Less than 2 years has passed since the Deep Water Horizon disaster in which 11 rig employees were killed and over 200 million gallons of crude oil was released from the bottom of the Gulf.  Claimants are starting receiving their final settlements.  As of January 10, 2012, $6.3 billion of the $20 billion BP set aside for the Gulf Coast Claims Facility (GCCF), a victim compensation fund headed by Ken Feinberg, has been paid out to nearly 200,000 claimants.  By contrast, the 1989 Exxon Valdez disaster took nearly two decades of lengthy legal battles, for which the plaintiffs received $1.3 billion in damages.  The GCCF process has been praised by many lawyers representing claimants for being an easier and faster alternative to court for getting damages for their clients.  Some legal experts are saying that their clients have received more on average from GCCF than if they had gone to court.

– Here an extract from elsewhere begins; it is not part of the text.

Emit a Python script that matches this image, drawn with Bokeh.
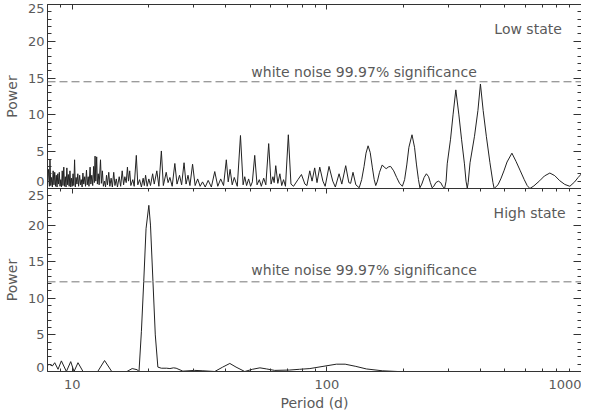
from bokeh.plotting import figure
from bokeh.models import (LogAxis, LinearAxis, FixedTicker, Range1d, Span, Label,
                          PrintfTickFormatter)
from bokeh.layouts import column
from bokeh.embed import file_html
from bokeh.resources import INLINE

# ---------------- data ----------------
low_period = [
    8.00, 8.08, 8.14, 8.18, 8.24, 8.30, 8.36, 8.42, 8.48, 8.54, 8.60, 8.66, 8.72, 8.78, 8.84,
    8.90, 8.96, 9.02, 9.08, 9.14, 9.20, 9.27, 9.33, 9.40, 9.46, 9.53, 9.60, 9.66, 9.73, 9.80,
    9.87, 9.94, 10.01, 10.08, 10.15, 10.22, 10.29, 10.36, 10.44, 10.52, 10.60, 10.70, 10.78,
    10.86, 10.94, 11.02, 11.10, 11.20, 11.28, 11.38, 11.46, 11.56, 11.64, 11.76, 11.84, 11.94,
    12.04, 12.14, 12.22, 12.30, 12.38, 12.48, 12.56, 12.66, 12.76, 12.92, 13.02, 13.14, 13.26,
    13.40, 13.52, 13.64, 13.76, 13.92, 14.06, 14.22, 14.38, 14.56, 14.72, 14.90, 15.06, 15.30,
    15.50, 15.72, 15.92, 16.10, 16.30, 16.48, 16.64, 16.82, 17.00, 17.30, 17.52, 17.86, 18.10,
    18.40, 18.70, 19.00, 19.20, 19.42, 19.70, 20.00, 20.30, 20.70, 21.00, 21.50, 21.90, 22.40,
    22.80, 23.40, 23.80, 24.20, 24.70, 25.30, 25.80, 26.40, 26.90, 27.50, 28.00, 28.50, 29.00,
    29.70, 30.40, 31.10, 31.80, 32.50, 33.30, 34.20, 35.20, 36.30, 37.30, 38.30, 39.30, 40.30,
    41.00, 41.70, 42.50, 43.30, 44.50, 45.80, 46.90, 47.60, 48.40, 49.30, 50.20, 51.00, 52.10,
    53.20, 54.30, 55.30, 56.50, 57.60, 59.10, 60.40, 61.40, 62.10, 63.00, 64.20, 65.40, 66.50,
    67.60, 68.80, 70.60, 72.30, 74.00, 77.00, 79.50, 82.00, 83.50, 85.70, 87.50, 89.60, 91.50,
    93.80, 96.50, 98.50, 102.0, 105.5, 108.0, 111.7, 114.5, 118.6, 122.0, 124.0, 126.7, 130.0,
    134.0, 137.0, 140.0, 142.5, 145.2, 148.0, 151.0, 153.5, 155.6, 158.0, 161.0, 165.0, 168.0,
    171.0, 175.0, 178.0, 183.0, 188.0, 193.0, 198.0, 202.0, 206.0, 210.0, 216.0, 221.0, 225.0,
    229.0, 232.0, 236.0, 241.0, 246.0, 251.0, 255.0, 259.0, 263.0, 268.0, 274.0, 280.0, 285.0,
    290.0, 294.0, 297.0, 306.0, 313.0, 321.0, 330.0, 338.0, 347.0, 352.0, 356.0, 359.0, 365.0,
    380.0, 392.0, 401.0, 411.0, 423.0, 437.0, 449.0, 454.0, 470.0, 482.0, 496.0, 510.0, 533.0,
    553.0, 575.0, 596.0, 612.0, 627.0, 650.0, 685.0, 715.0, 751.0, 785.0, 822.0, 860.0, 900.0,
    940.0, 970.0, 1000.0]
low_power = [
    0.5, 2.6, 0.3, 4.0, 0.4, 1.5, 0.2, 2.4, 0.5, 2.2, 0.3, 1.8, 0.2, 2.0, 0.6,
    2.2, 0.3, 1.2, 0.2, 2.4, 0.4, 2.9, 0.3, 1.6, 0.2, 2.8, 0.5, 1.9, 0.3, 2.4,
    0.2, 1.4, 0.3, 2.0, 0.4, 3.9, 0.2, 1.5, 0.6, 2.0, 0.3, 1.8, 0.5,
    1.2, 0.2, 2.1, 0.6, 1.6, 0.3, 2.5, 0.5, 1.6, 0.3, 2.9, 0.6, 1.8,
    0.4, 3.0, 0.8, 4.4, 1.0, 4.3, 0.6, 2.0, 0.5, 3.9, 0.7, 2.4, 0.3,
    1.0, 0.2, 1.8, 0.5, 2.2, 0.3, 1.4, 0.2, 2.2, 0.4, 1.3, 0.2, 1.6,
    0.3, 2.4, 0.5, 1.6, 0.8, 2.9, 1.0, 2.4, 0.4, 1.2, 0.3, 4.5, 0.5,
    1.2, 0.2, 1.4, 0.4, 1.8, 0.3, 1.3, 0.4, 2.0, 0.6, 2.4, 0.3, 5.1,
    0.4, 2.2, 0.8, 1.5, 0.3, 3.4, 0.6, 1.8, 0.5, 3.5, 0.6, 1.8, 0.4,
    3.3, 0.4, 1.3, 0.3, 0.9, 0.2, 1.1, 0.2, 2.3, 0.3, 1.3, 0.4, 3.9,
    0.9, 2.6, 0.5, 1.5, 0.3, 7.2, 0.5, 1.6, 0.4, 1.3, 0.3, 0.9, 4.5,
    0.5, 1.2, 0.3, 1.4, 0.5, 6.1, 0.6, 1.6, 0.8, 3.1, 0.7, 2.0, 0.4,
    1.2, 0.3, 7.3, 0.6, 0.3, 1.2, 1.9, 0.6, 0.4, 2.4, 1.0, 2.8, 0.8,
    2.9, 1.0, 0.3, 3.0, 1.0, 0.2, 2.0, 0.6, 3.1, 0.8, 0.7, 2.2, 0.5,
    0.1, 1.2, 3.0, 4.8, 5.8, 4.9, 2.8, 1.2, 0.4, 1.0, 2.2, 3.2, 2.9,
    2.7, 2.95, 3.0, 2.4, 1.5, 0.7, 0.3, 1.2, 3.2, 5.6, 7.3, 5.6, 3.2,
    1.2, 0.1, 0.6, 1.5, 2.0, 1.6, 0.8, 0.1, 0.3, 0.8, 1.0, 0.8, 0.3,
    0.0, 1.0, 3.35, 6.7, 10.0, 13.4, 10.0, 6.7, 3.35, 1.0, 0.05, 0.8, 3.5,
    7.1, 10.6, 14.2, 10.6, 7.1, 3.5, 0.8, 0.0, 0.5, 1.3, 2.4, 3.6, 4.8,
    3.7, 2.4, 1.2, 0.4, 0.0, 0.35, 1.05, 1.7, 2.1, 1.75, 1.05, 0.55, 0.3,
    0.9, 1.5, 2.0]

high_period = [8.00, 8.16, 8.36, 8.54, 8.80, 9.07, 9.49, 9.87, 10.17, 10.54, 11.03, 12.6, 13.4,
               14.3, 16.4, 17.2, 17.97, 18.3, 18.7, 19.1, 19.5, 20.0, 20.3, 20.76, 21.2, 21.7,
               22.4, 23.5, 24.2, 25.0, 25.6, 27.2, 30.3, 32.6, 36.3, 39.0, 41.6, 44.0, 47.6,
               51.0, 54.6, 58.0, 62.4, 71.4, 78.0, 85.8, 96.6, 109.0, 118.0, 130.0, 143.0,
               165.0, 190.0, 300.0, 500.0, 1000.0]
high_power = [0.9, 0.95, 0.75, 1.2, 0.3, 1.45, 0.0, 1.35, 0.0, 1.2, 0.0, 0.0, 1.5,
              0.0, 0.0, 0.4, 0.25, 0.0, 5.5, 12.3, 19.5, 22.7, 20.0, 12.3, 5.0, 0.6,
              0.45, 0.45, 0.4, 0.5, 0.45, 0.05, 0.15, 0.1, 0.0, 0.6, 1.1, 0.6, 0.0,
              0.3, 0.5, 0.35, 0.15, 0.2, 0.3, 0.4, 0.7, 1.0, 1.0, 0.7, 0.35,
              0.1, 0.0, 0.0, 0.0, 0.0]

sig_low = 14.5
sig_high = 12.25
sig_text = "white noise 99.97% significance"
x_major = [10, 100, 1000]
x_minor = [8, 9, 20, 30, 40, 50, 60, 70, 80, 90, 200, 300, 400, 500, 600, 700, 800, 900]
y_major = [0, 5, 10, 15, 20, 25]
y_minor = [1, 2, 3, 4, 6, 7, 8, 9, 11, 12, 13, 14, 16, 17, 18, 19, 21, 22, 23, 24]
# where the y tick labels sit: the end labels are nudged inward off the frame edges
low_label_pos = [0.95, 5, 10, 15, 20, 24.5]
low_label_text = {0.95: "0", 24.5: "25"}
high_label_pos = [0.55, 5, 10, 15, 20, 24.0]
high_label_text = {0.55: "0", 24.0: "25"}

FONT = "DejaVu Sans"
TXT = "#5a5a5a"
INK = "#333333"


def style_axis(ax, major_in, minor_in, labels=True):
    ax.major_tick_in = major_in
    ax.major_tick_out = 0
    ax.minor_tick_in = minor_in
    ax.minor_tick_out = 0
    ax.axis_line_color = INK
    ax.major_tick_line_color = INK
    ax.minor_tick_line_color = INK
    ax.major_label_text_font = FONT
    ax.major_label_text_color = TXT
    if labels:
        ax.major_label_text_font_size = "13px"
    else:
        ax.major_label_text_font_size = "1px"
        ax.major_label_text_alpha = 0
        ax.major_label_standoff = 0


def panel(period, power, sig, sig_y, state, state_x, state_y, fh, top, bottom,
          is_bottom, label_pos, label_text):
    p = figure(x_axis_type="log", x_range=Range1d(8, 1000), y_range=Range1d(0, 25),
               frame_width=534, frame_height=fh, output_backend="svg", toolbar_location=None,
               min_border_left=47, min_border_right=0, min_border_top=top,
               min_border_bottom=bottom, x_axis_location=None, y_axis_location=None)
    p.grid.grid_line_color = None
    p.outline_line_color = None
    p.background_fill_color = "white"
    p.border_fill_color = "white"

    # tick marks on the left frame edge
    yt = LinearAxis(ticker=FixedTicker(ticks=y_major, minor_ticks=y_minor))
    style_axis(yt, 8, 4, labels=False)
    p.add_layout(yt, "left")

    # labels only (no marks), just outside the tick axis
    yl = LinearAxis(ticker=FixedTicker(ticks=label_pos, minor_ticks=[]))
    style_axis(yl, 0, 0)
    yl.axis_line_color = None
    yl.major_tick_line_color = None
    yl.minor_tick_line_color = None
    yl.major_label_standoff = 3
    yl.major_label_overrides = label_text
    yl.axis_label = "Power"
    yl.axis_label_text_font = FONT
    yl.axis_label_text_font_style = "normal"
    yl.axis_label_text_font_size = "14px"
    yl.axis_label_text_color = TXT
    yl.axis_label_standoff = 5
    p.add_layout(yl, "left")

    yr = LinearAxis(ticker=FixedTicker(ticks=y_major, minor_ticks=y_minor))
    style_axis(yr, 8, 4, labels=False)
    p.add_layout(yr, "right")

    xt = LogAxis(ticker=FixedTicker(ticks=x_major, minor_ticks=x_minor))
    style_axis(xt, 5, 3, labels=False)
    p.add_layout(xt, "above")

    if is_bottom:
        xb = LogAxis(ticker=FixedTicker(ticks=x_major, minor_ticks=x_minor),
                     formatter=PrintfTickFormatter(format="%d"))
        style_axis(xb, 5, 3)
        xb.major_label_standoff = 8
        xb.axis_label = "Period (d)"
        xb.axis_label_text_font = FONT
        xb.axis_label_text_font_style = "normal"
        xb.axis_label_text_font_size = "14px"
        xb.axis_label_text_color = TXT
        xb.axis_label_standoff = 3
        p.add_layout(xb, "below")

    p.line(period, power, line_color="#222222", line_width=1)
    p.add_layout(Span(location=sig, dimension="width", line_color="#777777",
                      line_dash="8 4", line_width=1))
    p.add_layout(Label(x=140, y=sig_y, text=sig_text, text_align="center",
                       text_baseline="middle", text_font=FONT, text_font_size="14px",
                       text_color=TXT))
    p.add_layout(Label(x=state_x, y=state_y, text=state, text_align="right",
                       text_baseline="middle", text_font=FONT, text_font_size="14px",
                       text_color=TXT))
    return p


p1 = panel(low_period, low_power, sig_low, 15.8, "Low state", 837, 21.7,
           184, 4, 0, False, low_label_pos, low_label_text)
p2 = panel(high_period, high_power, sig_high, 13.8, "High state", 867, 21.7,
           183, 0, 40, True, high_label_pos, high_label_text)

layout = column(p1, p2, spacing=0)
open("out.html", "w").write(file_html(layout, INLINE))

However, not everyone has been as enamored with the GCCF process.  A class action suit has been filed against Feinberg and GCCF.  The plaintiffs have argued that the process is taking advantage of the dire circumstances they find themselves in.  Feinberg and GCCF have been forcing these claimants to accept quick settlements, that are followed by promises not to sue because they are offered no other viable option.  Whether you believe the process is fair or predatory, some claimants are getting money now, when they can’t afford to wait another week.